La piste russe dans l’enquête sur le piratage de plusieurs boîtes e-mail de membres de l’équipe d’En marche ! est-elle définitivement écartée ? C’est le cas, à en croire le titre d’une dépêche de l’agence de presse AP publiée le jeudi 1er juin, selon laquelle la « France n’a pas trouvé de trace de Russes dans le piratage de Macron ».

L’agence de presse se fonde sur une interview du directeur général de l’Agence nationale de sécurité des systèmes d’information (Anssi), dont les experts en cybersécurité ont été dépêchés pour étudier l’attaque qui a débouché sur la publication en ligne de milliers de documents appartenant à l’équipe de campagne de M. Macron. La presse pro-Kremlin s’est immédiatement emparée de l’information, y voyant là la preuve de l’innocence de Moscou dans cette affaire.

Problème : ce n’est pas ce que dit le chef de l’agence spécialisée. Dans son interview, il fait référence non pas aux pirates informatiques pilotés par le Kremlin de manière générale, mais simplement à un groupe bien précis de pirates, appelé APT28, que les experts estiment être un des bras armés de Moscou dans le cyberespace.

De surcroît, il n’écarte pas du tout son éventuelle implication : « Je ne peux pas dire aujourd’hui que les “MacronLeaks”, c’est APT28. Je n’ai absolument aucun moyen de dire si c’est vrai ou non » explique-t-il à l’agence de presse. A ce jour, si l’Anssi n’a pas identifié de preuves impliquant APT28, elle n’exclut en aucun cas que ce groupe soit quand même à l’origine de l’attaque, explique-t-on aujourd’hui au sein de l’agence. A fortiori, l’implication d’autres groupes russes n’a pas du tout été écartée par les enquêteurs.

Dans son interview, M. Poupard affirme que l’attaque qui a débouché sur la publication du contenu des boîtes courriels était techniquement basique. Cette absence de sophistication de l’attaque rend son attribution encore plus complexe puisqu’elle est à la portée de beaucoup. Ce piratage « était si simple et générique qu’il a pu être commis par quasiment n’importe qui.
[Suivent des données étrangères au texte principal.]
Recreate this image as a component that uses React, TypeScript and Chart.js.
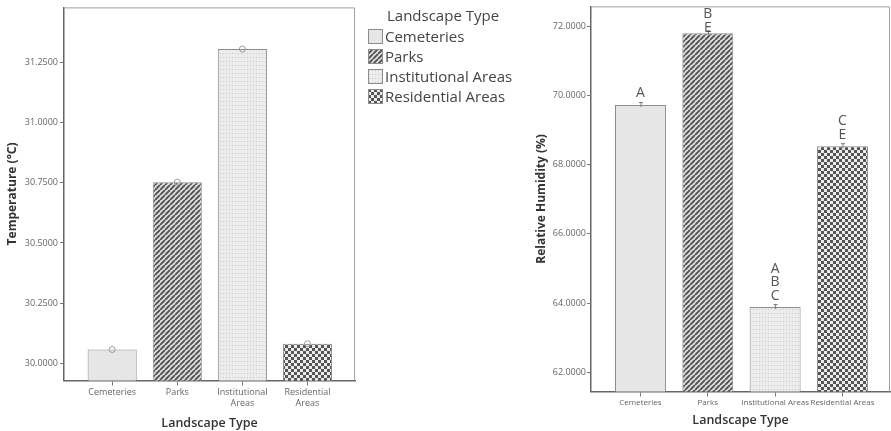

Les responsables peuvent être dans n’importe quel pays ». « On peut imaginer qu’une personne seule est responsable » a-t-il poursuivi, sans pour autant exclure qu’un Etat soit impliqué.

Par ailleurs, l’Anssi n’a fait que procéder au recueil des preuves techniques, à l’instar de la police scientifique qui « gèle » une scène de crime. L’enquête judiciaire proprement dite a été confiée, sous l’égide du parquet de Paris, à la brigade parisienne spécialisée en cybercriminalité.

Qu’à ce stade de l’enquête l’implication du groupe APT28 n’ait pas été détectée n’est cependant pas anodin, tant il faisait figure de suspect idéal. D’abord, parce que ce groupe avait commencé à mettre en place l’infrastructure nécessaire pour s’en prendre à la campagne Macron, selon un rapport publié récemment par une entreprise de cybersécurité. Ensuite parce que c’est ce groupe que les autorités américaines avaient accusé d’être derrière le piratage du Parti démocrate et du chef de cabinet d’Hillary Clinton. Outre-Atlantique, les agences de renseignement avaient même conclu que la Russie avait tenté, par le biais de ces attaques informatiques, d’interférer dans le processus électoral et de favoriser Donald Trump dans la course à la Maison Blanche. Le piratage des boîtes e-mail de certains membres d’En marche !, quelques minutes avant le début de la trêve médiatique, a été analysé comme une volonté de déstabiliser le scrutin.